__GIVEN INSTRUCTION__.
The entries need to be copied exactly.

__Entries with chart source code__.

________

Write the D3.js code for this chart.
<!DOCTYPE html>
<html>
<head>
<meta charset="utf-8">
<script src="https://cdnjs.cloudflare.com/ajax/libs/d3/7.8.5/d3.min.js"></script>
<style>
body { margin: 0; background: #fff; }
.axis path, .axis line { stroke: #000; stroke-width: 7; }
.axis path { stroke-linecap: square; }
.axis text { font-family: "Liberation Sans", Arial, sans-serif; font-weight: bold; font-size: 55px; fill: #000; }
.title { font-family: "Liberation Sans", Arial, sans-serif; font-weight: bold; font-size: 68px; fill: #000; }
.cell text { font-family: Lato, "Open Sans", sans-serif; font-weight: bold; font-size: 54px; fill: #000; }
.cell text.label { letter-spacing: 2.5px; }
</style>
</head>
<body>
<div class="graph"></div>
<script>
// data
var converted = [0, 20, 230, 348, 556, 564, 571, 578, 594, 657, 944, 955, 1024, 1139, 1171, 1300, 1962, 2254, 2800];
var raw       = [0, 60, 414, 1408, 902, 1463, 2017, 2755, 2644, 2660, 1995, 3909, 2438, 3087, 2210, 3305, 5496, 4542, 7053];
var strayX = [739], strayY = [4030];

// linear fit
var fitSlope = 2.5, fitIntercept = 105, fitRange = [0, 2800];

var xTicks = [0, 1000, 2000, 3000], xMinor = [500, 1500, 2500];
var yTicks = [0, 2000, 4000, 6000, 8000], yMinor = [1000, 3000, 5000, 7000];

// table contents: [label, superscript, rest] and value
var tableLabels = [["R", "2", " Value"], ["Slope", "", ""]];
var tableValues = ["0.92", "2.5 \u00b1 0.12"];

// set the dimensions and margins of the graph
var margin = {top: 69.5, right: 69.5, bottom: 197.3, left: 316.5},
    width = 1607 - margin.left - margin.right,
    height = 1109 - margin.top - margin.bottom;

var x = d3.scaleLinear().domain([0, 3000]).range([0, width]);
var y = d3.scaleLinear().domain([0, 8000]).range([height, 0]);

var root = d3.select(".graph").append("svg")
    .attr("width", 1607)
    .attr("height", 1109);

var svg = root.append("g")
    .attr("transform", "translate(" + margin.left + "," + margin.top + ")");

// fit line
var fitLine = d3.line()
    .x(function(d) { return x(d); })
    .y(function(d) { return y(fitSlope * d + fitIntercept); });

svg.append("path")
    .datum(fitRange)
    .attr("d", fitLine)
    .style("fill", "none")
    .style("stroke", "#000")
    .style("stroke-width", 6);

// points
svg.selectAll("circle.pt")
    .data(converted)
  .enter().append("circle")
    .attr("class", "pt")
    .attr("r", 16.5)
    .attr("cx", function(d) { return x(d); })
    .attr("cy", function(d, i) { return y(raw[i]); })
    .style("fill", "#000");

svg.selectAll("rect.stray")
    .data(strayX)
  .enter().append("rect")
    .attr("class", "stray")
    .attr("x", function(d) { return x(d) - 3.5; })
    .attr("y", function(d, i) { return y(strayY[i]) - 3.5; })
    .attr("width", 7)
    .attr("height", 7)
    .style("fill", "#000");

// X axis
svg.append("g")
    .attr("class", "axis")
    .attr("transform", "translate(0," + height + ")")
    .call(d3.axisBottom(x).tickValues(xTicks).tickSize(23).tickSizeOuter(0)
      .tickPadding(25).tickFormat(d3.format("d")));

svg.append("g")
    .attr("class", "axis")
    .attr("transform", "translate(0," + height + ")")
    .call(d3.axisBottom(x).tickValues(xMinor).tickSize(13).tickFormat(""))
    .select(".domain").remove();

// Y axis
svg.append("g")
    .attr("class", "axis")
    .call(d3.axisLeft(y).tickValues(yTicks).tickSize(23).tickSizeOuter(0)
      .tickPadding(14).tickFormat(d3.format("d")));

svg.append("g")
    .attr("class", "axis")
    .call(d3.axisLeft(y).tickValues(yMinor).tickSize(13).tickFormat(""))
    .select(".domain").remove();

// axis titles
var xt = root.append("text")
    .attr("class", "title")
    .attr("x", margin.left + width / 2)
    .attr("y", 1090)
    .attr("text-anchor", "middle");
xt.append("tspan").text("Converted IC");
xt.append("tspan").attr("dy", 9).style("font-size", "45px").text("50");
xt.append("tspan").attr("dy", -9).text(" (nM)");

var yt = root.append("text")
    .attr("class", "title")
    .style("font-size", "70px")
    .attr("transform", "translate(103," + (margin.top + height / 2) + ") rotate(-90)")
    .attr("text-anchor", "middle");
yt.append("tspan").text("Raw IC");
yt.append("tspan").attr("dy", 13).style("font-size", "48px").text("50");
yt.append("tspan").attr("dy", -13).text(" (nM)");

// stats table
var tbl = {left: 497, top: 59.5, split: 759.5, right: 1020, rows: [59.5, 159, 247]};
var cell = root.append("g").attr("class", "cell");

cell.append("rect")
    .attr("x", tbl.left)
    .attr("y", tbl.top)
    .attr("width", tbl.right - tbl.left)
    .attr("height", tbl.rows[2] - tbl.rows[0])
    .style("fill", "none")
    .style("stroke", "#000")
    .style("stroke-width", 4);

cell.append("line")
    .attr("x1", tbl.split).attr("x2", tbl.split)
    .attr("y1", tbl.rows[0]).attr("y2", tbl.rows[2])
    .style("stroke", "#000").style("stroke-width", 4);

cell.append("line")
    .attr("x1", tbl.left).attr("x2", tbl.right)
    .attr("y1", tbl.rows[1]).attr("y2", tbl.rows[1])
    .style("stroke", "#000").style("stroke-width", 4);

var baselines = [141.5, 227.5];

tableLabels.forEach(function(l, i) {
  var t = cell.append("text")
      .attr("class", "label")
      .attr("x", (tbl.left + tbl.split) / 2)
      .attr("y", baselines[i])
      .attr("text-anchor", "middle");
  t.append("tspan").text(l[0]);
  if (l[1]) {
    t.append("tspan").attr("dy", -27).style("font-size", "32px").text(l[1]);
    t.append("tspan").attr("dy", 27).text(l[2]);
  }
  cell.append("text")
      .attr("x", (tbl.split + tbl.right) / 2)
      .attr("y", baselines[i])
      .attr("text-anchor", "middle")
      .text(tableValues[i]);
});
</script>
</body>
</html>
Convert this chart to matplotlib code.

________

__RESULT OF THE TASK__.
Write the D3.js code for this chart.
<!DOCTYPE html>
<html>
<head>
<meta charset="utf-8">
<script src="https://cdnjs.cloudflare.com/ajax/libs/d3/7.8.5/d3.min.js"></script>
<style>
body { margin: 0; background: #fff; }
.axis path, .axis line { stroke: #000; stroke-width: 7; }
.axis path { stroke-linecap: square; }
.axis text { font-family: "Liberation Sans", Arial, sans-serif; font-weight: bold; font-size: 55px; fill: #000; }
.title { font-family: "Liberation Sans", Arial, sans-serif; font-weight: bold; font-size: 68px; fill: #000; }
.cell text { font-family: Lato, "Open Sans", sans-serif; font-weight: bold; font-size: 54px; fill: #000; }
.cell text.label { letter-spacing: 2.5px; }
</style>
</head>
<body>
<div class="graph"></div>
<script>
// data
var converted = [0, 20, 230, 348, 556, 564, 571, 578, 594, 657, 944, 955, 1024, 1139, 1171, 1300, 1962, 2254, 2800];
var raw       = [0, 60, 414, 1408, 902, 1463, 2017, 2755, 2644, 2660, 1995, 3909, 2438, 3087, 2210, 3305, 5496, 4542, 7053];
var strayX = [739], strayY = [4030];

// linear fit
var fitSlope = 2.5, fitIntercept = 105, fitRange = [0, 2800];

var xTicks = [0, 1000, 2000, 3000], xMinor = [500, 1500, 2500];
var yTicks = [0, 2000, 4000, 6000, 8000], yMinor = [1000, 3000, 5000, 7000];

// table contents: [label, superscript, rest] and value
var tableLabels = [["R", "2", " Value"], ["Slope", "", ""]];
var tableValues = ["0.92", "2.5 \u00b1 0.12"];

// set the dimensions and margins of the graph
var margin = {top: 69.5, right: 69.5, bottom: 197.3, left: 316.5},
    width = 1607 - margin.left - margin.right,
    height = 1109 - margin.top - margin.bottom;

var x = d3.scaleLinear().domain([0, 3000]).range([0, width]);
var y = d3.scaleLinear().domain([0, 8000]).range([height, 0]);

var root = d3.select(".graph").append("svg")
    .attr("width", 1607)
    .attr("height", 1109);

var svg = root.append("g")
    .attr("transform", "translate(" + margin.left + "," + margin.top + ")");

// fit line
var fitLine = d3.line()
    .x(function(d) { return x(d); })
    .y(function(d) { return y(fitSlope * d + fitIntercept); });

svg.append("path")
    .datum(fitRange)
    .attr("d", fitLine)
    .style("fill", "none")
    .style("stroke", "#000")
    .style("stroke-width", 6);

// points
svg.selectAll("circle.pt")
    .data(converted)
  .enter().append("circle")
    .attr("class", "pt")
    .attr("r", 16.5)
    .attr("cx", function(d) { return x(d); })
    .attr("cy", function(d, i) { return y(raw[i]); })
    .style("fill", "#000");

svg.selectAll("rect.stray")
    .data(strayX)
  .enter().append("rect")
    .attr("class", "stray")
    .attr("x", function(d) { return x(d) - 3.5; })
    .attr("y", function(d, i) { return y(strayY[i]) - 3.5; })
    .attr("width", 7)
    .attr("height", 7)
    .style("fill", "#000");

// X axis
svg.append("g")
    .attr("class", "axis")
    .attr("transform", "translate(0," + height + ")")
    .call(d3.axisBottom(x).tickValues(xTicks).tickSize(23).tickSizeOuter(0)
      .tickPadding(25).tickFormat(d3.format("d")));

svg.append("g")
    .attr("class", "axis")
    .attr("transform", "translate(0," + height + ")")
    .call(d3.axisBottom(x).tickValues(xMinor).tickSize(13).tickFormat(""))
    .select(".domain").remove();

// Y axis
svg.append("g")
    .attr("class", "axis")
    .call(d3.axisLeft(y).tickValues(yTicks).tickSize(23).tickSizeOuter(0)
      .tickPadding(14).tickFormat(d3.format("d")));

svg.append("g")
    .attr("class", "axis")
    .call(d3.axisLeft(y).tickValues(yMinor).tickSize(13).tickFormat(""))
    .select(".domain").remove();

// axis titles
var xt = root.append("text")
    .attr("class", "title")
    .attr("x", margin.left + width / 2)
    .attr("y", 1090)
    .attr("text-anchor", "middle");
xt.append("tspan").text("Converted IC");
xt.append("tspan").attr("dy", 9).style("font-size", "45px").text("50");
xt.append("tspan").attr("dy", -9).text(" (nM)");

var yt = root.append("text")
    .attr("class", "title")
    .style("font-size", "70px")
    .attr("transform", "translate(103," + (margin.top + height / 2) + ") rotate(-90)")
    .attr("text-anchor", "middle");
yt.append("tspan").text("Raw IC");
yt.append("tspan").attr("dy", 13).style("font-size", "48px").text("50");
yt.append("tspan").attr("dy", -13).text(" (nM)");

// stats table
var tbl = {left: 497, top: 59.5, split: 759.5, right: 1020, rows: [59.5, 159, 247]};
var cell = root.append("g").attr("class", "cell");

cell.append("rect")
    .attr("x", tbl.left)
    .attr("y", tbl.top)
    .attr("width", tbl.right - tbl.left)
    .attr("height", tbl.rows[2] - tbl.rows[0])
    .style("fill", "none")
    .style("stroke", "#000")
    .style("stroke-width", 4);

cell.append("line")
    .attr("x1", tbl.split).attr("x2", tbl.split)
    .attr("y1", tbl.rows[0]).attr("y2", tbl.rows[2])
    .style("stroke", "#000").style("stroke-width", 4);

cell.append("line")
    .attr("x1", tbl.left).attr("x2", tbl.right)
    .attr("y1", tbl.rows[1]).attr("y2", tbl.rows[1])
    .style("stroke", "#000").style("stroke-width", 4);

var baselines = [141.5, 227.5];

tableLabels.forEach(function(l, i) {
  var t = cell.append("text")
      .attr("class", "label")
      .attr("x", (tbl.left + tbl.split) / 2)
      .attr("y", baselines[i])
      .attr("text-anchor", "middle");
  t.append("tspan").text(l[0]);
  if (l[1]) {
    t.append("tspan").attr("dy", -27).style("font-size", "32px").text(l[1]);
    t.append("tspan").attr("dy", 27).text(l[2]);
  }
  cell.append("text")
      .attr("x", (tbl.split + tbl.right) / 2)
      .attr("y", baselines[i])
      .attr("text-anchor", "middle")
      .text(tableValues[i]);
});
</script>
</body>
</html>
Convert this chart to matplotlib code.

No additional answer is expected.